Foreign Psychology

According to president Vladimir Putin, installation of a missile defense shield in countries of the former Soviet Union is a move identical to the Cuban Missile Crisis of 1962. This latest declaration of antagonism between the United States and Russia is reminiscent of Cold War days. Yet as famed journalist Yulia Latynina argues in the October 30th “Ezhednevniy (Daily) Magazine,” there is little actual threat behind the rhetoric. According to Latynina, the move is an example of a new strategy by the Kremlin, a toothless strategy of loud words and fear tactics that don’t have any teeth. Instead of a legitimate foreign policy, the new approach is more properly called “foreign psychology.”

The evidence lies in Russia’s recent spats with its neighbors. In response to worsening relations with Georgia and Ukraine, Russia released a porno-film about Georgian president Mikhail Saakashvili and Ukranian Prime Minister Yulia Tymoshenko. Among other incidences, Russian forces also “accidentally dropped” an unexploded missile near a Georgian village. In response to Estonia moving a Soviet-Era monument, Russia made a loud stink, and allowed pro-Kremlin youth to harass the Estonian embassy.

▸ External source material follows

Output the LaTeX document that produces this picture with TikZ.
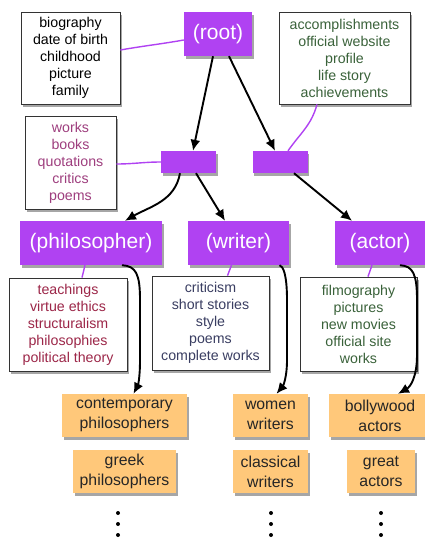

In Latynina’s words, these actions resemble spitting in your neighbor’s soup: an act that is certainly annoying, but essentially pointless and inconsequential. Such an action isn’t part of a comprehensive policy, but more of a small-minded psychological tactic, something unpleasant that won’t have real consequences. In Latynina’s opinion, this indicates that Russia’s actual power is limited. Unlike the USSR, which followed words with tanks, Russia does not have the might to follow through on its threats.

Latynina argues that Putin is in a hard spot. On the one hand, he is attempting to convince the domestic public that Russia’s strength and authority has been revived. On the other, he is praying that the West doesn’t take the rhetoric seriously, and, “God forbid, freeze the regime’s Swiss bank accounts.”